A big welcome to the newest member of our national network—the Connecticut National Estuarine Research Reserve!
After decades of effort by many organizations and volunteers, the National Atmospheric and Oceanic Administration (NOAA) officially designated the Reserve today. It protects 52,160 acres in the southeastern part of the state, where the Connecticut and Thames rivers flow into Long Island Sound.
“A Connecticut Reserve makes congressional investment in our national System more powerful, while serving the needs of Connecticut communities,” says Rebecca Roth, NERRA’s executive director. “It enhances our ability to deliver the essential science, education, and technical assistance to support coastal industries and help protect people and infrastructure from sea level rise and flooding.”
Prior to this designation, Connecticut was one of only two ocean-bordering states lacking a Reserve. (Louisiana, where plans are underway to designate a site, is the other.) The Reserve protects an area with the region’s highest diversity of fish, including Atlantic salmon, and the endangered shortnose and Atlantic sturgeon.
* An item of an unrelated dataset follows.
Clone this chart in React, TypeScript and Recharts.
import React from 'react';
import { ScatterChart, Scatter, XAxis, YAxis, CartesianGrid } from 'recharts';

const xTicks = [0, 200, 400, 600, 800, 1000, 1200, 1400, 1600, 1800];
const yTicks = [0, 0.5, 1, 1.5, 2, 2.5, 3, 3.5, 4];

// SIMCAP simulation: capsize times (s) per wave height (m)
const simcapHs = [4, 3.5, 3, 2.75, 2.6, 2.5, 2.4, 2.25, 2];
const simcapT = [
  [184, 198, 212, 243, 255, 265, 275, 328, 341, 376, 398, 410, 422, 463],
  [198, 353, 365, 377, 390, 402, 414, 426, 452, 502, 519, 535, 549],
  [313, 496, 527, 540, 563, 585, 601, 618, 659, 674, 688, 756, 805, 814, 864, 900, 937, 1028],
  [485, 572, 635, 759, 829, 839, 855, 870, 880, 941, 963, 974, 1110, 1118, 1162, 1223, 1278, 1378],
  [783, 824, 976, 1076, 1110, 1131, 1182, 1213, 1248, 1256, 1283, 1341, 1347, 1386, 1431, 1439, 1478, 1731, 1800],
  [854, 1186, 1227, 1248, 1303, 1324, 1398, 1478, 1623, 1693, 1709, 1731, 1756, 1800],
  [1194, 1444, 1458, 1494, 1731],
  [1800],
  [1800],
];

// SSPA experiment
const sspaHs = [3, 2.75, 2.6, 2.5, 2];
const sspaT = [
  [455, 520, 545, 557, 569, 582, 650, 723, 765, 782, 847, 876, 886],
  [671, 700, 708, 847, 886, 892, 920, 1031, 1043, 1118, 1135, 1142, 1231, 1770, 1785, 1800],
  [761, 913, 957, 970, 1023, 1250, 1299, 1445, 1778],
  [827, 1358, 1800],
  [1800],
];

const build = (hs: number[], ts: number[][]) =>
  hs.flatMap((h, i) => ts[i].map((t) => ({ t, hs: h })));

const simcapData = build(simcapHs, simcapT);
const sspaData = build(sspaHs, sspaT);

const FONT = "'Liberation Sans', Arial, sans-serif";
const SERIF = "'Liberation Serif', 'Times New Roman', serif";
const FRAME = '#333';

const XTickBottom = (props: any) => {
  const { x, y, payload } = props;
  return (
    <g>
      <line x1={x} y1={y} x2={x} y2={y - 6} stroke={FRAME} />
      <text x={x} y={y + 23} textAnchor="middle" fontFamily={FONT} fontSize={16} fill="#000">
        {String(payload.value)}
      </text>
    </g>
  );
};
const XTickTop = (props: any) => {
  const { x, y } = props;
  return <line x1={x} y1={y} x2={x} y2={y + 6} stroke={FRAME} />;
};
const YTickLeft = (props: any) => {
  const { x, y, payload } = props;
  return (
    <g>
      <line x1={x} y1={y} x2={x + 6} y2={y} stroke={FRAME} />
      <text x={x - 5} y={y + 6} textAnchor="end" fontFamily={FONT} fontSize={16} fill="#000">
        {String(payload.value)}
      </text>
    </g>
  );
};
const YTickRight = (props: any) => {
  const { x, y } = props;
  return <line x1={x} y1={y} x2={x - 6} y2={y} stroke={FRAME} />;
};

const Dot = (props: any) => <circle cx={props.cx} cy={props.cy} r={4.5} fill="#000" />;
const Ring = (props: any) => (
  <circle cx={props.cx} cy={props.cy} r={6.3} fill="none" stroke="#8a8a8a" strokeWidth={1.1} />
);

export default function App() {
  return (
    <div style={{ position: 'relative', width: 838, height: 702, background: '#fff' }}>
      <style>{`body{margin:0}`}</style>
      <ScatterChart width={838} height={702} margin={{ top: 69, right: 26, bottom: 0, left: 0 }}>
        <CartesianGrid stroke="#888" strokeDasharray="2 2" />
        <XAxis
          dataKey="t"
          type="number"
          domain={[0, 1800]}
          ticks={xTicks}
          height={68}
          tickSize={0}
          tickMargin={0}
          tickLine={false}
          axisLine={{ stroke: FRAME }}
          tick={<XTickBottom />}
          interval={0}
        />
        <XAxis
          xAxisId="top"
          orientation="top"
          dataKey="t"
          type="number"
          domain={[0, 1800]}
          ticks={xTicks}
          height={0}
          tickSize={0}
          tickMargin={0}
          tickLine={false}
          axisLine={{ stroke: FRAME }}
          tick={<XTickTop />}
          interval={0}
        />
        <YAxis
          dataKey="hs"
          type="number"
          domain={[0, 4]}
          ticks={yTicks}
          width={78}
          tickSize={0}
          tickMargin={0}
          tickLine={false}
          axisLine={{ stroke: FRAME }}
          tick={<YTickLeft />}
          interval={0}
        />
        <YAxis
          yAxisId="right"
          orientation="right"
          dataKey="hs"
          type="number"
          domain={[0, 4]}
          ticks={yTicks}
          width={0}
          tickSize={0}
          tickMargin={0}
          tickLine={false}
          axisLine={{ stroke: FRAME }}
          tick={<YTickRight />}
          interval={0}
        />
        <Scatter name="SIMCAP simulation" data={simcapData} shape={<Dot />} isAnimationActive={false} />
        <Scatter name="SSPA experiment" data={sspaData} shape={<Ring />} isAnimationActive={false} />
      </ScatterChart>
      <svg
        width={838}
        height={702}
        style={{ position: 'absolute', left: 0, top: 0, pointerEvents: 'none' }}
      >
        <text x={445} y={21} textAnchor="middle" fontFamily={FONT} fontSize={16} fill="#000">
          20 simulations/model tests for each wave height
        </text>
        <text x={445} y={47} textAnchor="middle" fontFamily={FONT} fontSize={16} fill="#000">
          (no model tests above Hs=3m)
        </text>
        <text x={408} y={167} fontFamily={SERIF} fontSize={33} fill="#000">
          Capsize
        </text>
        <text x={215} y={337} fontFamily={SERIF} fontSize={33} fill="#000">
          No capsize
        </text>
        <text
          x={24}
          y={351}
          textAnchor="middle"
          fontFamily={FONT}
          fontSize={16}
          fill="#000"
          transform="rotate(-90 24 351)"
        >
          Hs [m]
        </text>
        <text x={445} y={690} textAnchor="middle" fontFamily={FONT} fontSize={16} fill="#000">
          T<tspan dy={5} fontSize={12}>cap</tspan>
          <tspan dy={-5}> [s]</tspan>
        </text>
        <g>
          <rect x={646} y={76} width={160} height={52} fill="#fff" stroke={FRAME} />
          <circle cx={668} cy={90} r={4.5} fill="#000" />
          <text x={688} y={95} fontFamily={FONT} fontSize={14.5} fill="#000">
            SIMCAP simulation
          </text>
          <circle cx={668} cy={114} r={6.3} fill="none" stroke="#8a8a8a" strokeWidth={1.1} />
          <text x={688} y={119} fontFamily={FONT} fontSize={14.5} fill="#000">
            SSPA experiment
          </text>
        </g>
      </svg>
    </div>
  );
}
It also encompasses areas recognized as ‘wetlands of international importance’ by the Ramsar Convention and opportunities for public access at several preserves and state parks.
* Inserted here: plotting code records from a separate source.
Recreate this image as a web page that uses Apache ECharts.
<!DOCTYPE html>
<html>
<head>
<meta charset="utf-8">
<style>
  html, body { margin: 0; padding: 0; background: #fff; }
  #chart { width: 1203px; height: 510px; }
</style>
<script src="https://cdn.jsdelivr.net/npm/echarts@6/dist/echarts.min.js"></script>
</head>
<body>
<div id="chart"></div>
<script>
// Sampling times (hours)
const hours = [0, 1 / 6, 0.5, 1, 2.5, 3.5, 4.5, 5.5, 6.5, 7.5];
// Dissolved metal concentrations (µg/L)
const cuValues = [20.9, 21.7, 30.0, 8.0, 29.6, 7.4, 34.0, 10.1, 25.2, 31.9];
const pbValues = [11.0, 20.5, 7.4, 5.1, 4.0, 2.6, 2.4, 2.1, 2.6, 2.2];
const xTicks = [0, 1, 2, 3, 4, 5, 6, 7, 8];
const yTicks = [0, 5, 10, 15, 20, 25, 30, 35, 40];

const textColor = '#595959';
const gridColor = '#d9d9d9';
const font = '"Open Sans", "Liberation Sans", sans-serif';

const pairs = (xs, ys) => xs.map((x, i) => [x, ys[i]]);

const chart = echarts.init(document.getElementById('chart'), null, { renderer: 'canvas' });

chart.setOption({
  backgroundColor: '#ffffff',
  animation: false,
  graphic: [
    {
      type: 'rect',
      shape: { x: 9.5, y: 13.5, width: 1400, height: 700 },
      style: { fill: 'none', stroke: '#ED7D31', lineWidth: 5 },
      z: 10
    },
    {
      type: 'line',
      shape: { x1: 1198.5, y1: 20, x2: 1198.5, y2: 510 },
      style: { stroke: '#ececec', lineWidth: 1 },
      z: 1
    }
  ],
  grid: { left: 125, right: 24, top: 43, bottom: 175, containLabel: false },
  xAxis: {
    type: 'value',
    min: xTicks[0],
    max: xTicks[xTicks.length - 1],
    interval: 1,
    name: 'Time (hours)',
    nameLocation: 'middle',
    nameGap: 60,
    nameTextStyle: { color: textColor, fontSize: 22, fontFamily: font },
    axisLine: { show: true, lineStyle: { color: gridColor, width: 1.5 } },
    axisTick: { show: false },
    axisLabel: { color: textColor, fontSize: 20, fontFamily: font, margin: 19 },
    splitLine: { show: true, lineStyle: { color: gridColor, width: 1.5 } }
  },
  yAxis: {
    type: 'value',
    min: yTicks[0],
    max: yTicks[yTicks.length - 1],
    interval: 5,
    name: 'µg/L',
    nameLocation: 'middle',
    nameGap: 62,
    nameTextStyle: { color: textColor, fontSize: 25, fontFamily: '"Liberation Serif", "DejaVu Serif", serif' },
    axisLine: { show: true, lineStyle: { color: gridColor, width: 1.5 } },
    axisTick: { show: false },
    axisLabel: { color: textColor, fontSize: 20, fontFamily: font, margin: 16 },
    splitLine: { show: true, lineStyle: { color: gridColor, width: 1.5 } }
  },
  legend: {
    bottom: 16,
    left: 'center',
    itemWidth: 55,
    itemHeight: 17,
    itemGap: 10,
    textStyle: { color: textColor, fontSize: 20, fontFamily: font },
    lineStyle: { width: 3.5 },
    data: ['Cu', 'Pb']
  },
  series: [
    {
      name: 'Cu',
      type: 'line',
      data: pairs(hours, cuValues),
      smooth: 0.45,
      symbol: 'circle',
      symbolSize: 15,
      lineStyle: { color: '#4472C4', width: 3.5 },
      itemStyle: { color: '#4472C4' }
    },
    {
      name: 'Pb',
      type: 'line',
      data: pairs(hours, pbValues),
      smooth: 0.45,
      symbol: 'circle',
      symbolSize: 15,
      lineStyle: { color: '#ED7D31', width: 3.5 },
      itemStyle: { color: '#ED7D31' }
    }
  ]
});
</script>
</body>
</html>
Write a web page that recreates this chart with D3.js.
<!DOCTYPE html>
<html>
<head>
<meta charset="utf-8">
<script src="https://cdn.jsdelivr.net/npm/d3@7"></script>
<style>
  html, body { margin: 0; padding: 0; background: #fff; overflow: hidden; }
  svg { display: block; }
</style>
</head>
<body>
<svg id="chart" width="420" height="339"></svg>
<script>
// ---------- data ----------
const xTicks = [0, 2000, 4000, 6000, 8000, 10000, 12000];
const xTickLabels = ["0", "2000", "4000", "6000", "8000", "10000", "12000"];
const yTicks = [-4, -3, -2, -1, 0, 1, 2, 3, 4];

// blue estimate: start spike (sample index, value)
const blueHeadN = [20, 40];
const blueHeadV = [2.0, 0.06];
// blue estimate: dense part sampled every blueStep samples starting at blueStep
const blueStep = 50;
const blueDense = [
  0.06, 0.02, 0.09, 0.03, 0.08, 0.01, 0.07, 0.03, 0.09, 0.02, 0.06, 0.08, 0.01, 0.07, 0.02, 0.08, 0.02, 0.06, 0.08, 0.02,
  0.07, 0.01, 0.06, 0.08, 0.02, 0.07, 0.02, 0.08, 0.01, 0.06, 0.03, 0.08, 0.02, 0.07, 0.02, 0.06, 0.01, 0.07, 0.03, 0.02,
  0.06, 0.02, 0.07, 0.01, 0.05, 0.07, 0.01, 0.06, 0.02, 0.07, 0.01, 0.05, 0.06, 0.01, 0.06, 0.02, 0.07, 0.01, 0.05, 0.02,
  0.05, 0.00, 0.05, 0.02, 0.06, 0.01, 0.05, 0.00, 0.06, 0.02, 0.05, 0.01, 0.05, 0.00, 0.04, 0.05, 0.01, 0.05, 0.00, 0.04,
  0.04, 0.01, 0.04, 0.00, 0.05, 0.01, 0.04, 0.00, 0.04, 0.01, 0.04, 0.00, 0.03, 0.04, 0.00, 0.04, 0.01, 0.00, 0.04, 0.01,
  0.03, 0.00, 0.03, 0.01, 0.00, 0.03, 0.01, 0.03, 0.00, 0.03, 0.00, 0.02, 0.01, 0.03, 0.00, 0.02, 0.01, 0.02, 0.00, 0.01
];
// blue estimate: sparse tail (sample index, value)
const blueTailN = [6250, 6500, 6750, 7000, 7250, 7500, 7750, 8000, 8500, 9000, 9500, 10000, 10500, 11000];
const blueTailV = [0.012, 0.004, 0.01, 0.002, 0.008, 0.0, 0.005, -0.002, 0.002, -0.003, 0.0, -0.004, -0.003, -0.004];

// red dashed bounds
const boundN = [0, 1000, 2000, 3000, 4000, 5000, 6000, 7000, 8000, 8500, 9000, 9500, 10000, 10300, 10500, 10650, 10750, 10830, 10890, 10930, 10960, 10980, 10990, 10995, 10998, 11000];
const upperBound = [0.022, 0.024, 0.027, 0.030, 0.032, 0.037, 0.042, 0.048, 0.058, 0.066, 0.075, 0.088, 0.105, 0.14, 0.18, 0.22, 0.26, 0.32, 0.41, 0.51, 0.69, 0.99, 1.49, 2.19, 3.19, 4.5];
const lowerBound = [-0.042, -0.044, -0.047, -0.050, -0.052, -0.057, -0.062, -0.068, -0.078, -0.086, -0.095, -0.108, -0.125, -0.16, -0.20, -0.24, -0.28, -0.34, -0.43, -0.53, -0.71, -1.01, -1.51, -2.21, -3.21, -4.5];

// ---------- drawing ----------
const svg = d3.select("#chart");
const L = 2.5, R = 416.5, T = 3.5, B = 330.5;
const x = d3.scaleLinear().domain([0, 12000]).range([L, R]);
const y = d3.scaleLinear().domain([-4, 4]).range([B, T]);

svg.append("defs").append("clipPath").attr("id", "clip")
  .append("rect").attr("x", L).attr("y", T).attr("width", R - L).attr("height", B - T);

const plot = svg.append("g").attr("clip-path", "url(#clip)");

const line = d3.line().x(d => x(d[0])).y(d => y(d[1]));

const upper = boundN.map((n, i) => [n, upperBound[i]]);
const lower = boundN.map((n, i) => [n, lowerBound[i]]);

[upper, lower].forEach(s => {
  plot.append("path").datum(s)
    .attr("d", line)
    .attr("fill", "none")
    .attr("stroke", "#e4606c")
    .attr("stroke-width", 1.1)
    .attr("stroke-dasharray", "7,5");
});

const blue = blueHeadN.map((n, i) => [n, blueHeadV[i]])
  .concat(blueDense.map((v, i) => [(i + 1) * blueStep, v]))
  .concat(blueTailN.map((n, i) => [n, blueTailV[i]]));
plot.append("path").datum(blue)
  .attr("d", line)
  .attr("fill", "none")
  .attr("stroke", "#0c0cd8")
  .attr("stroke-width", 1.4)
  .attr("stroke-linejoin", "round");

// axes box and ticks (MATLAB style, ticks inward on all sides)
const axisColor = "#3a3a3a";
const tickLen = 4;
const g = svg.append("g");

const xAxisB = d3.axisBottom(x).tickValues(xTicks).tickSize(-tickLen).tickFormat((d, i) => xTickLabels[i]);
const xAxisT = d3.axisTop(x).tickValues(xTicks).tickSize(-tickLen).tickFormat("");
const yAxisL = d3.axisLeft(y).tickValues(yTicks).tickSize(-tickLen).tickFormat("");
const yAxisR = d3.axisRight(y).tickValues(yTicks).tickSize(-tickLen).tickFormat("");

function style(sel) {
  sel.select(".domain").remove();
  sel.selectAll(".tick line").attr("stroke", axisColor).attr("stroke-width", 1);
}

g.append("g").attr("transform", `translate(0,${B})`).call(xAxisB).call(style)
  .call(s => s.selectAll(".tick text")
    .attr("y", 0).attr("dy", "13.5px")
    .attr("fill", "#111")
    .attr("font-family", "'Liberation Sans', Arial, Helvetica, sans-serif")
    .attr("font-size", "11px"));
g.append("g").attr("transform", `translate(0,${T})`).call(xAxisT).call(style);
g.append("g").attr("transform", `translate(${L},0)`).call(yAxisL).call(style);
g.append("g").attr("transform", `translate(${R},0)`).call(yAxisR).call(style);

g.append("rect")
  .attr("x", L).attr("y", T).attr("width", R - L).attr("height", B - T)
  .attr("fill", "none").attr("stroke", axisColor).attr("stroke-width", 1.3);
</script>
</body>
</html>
The Reserve will be managed as a partnership between NOAA and the State of Connecticut. Its research and monitoring programs will support the state’s communities in understanding and adapting to warming waters and sea level rise, which threaten habitats that promote climate resilience and support commercial fish and other wildlife. Like other Reserves, it will serve as a living laboratory where scientists and stakeholders collaborate to develop nature-based solutions to understand, restore, and conserve these natural areas so they can benefit all members of local communities for generations.
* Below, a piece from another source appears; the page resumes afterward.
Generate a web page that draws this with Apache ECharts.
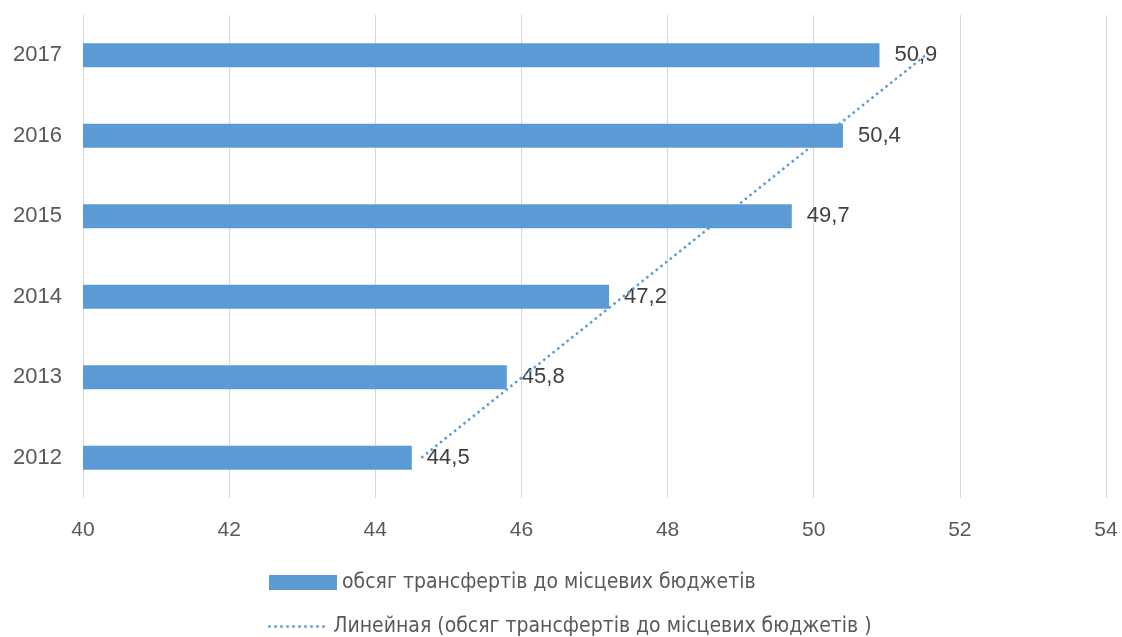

The area surrounding the Reserve includes North America’s oldest Indian Reservation, the Mashantucket Pequot, as well as ethnically diverse cities like New London.
“This Reserve was designated through a process that fosters diversity, equity, and inclusion,” says Roth. “Like every other Reserve, the Connecticut team will rely on these principles to ensure its programs receive insights from all community members and provide opportunities for everyone to participate, particularly underserved groups and those who have faced environmental injustice.”
A public event to mark the Reserve’s designation is planned for this spring. Additional details will be posted on the research Reserve website at noaa.gov.
National Estuarine Research Reserve System—now serving communities across 24 coastal states and Puerto Rico.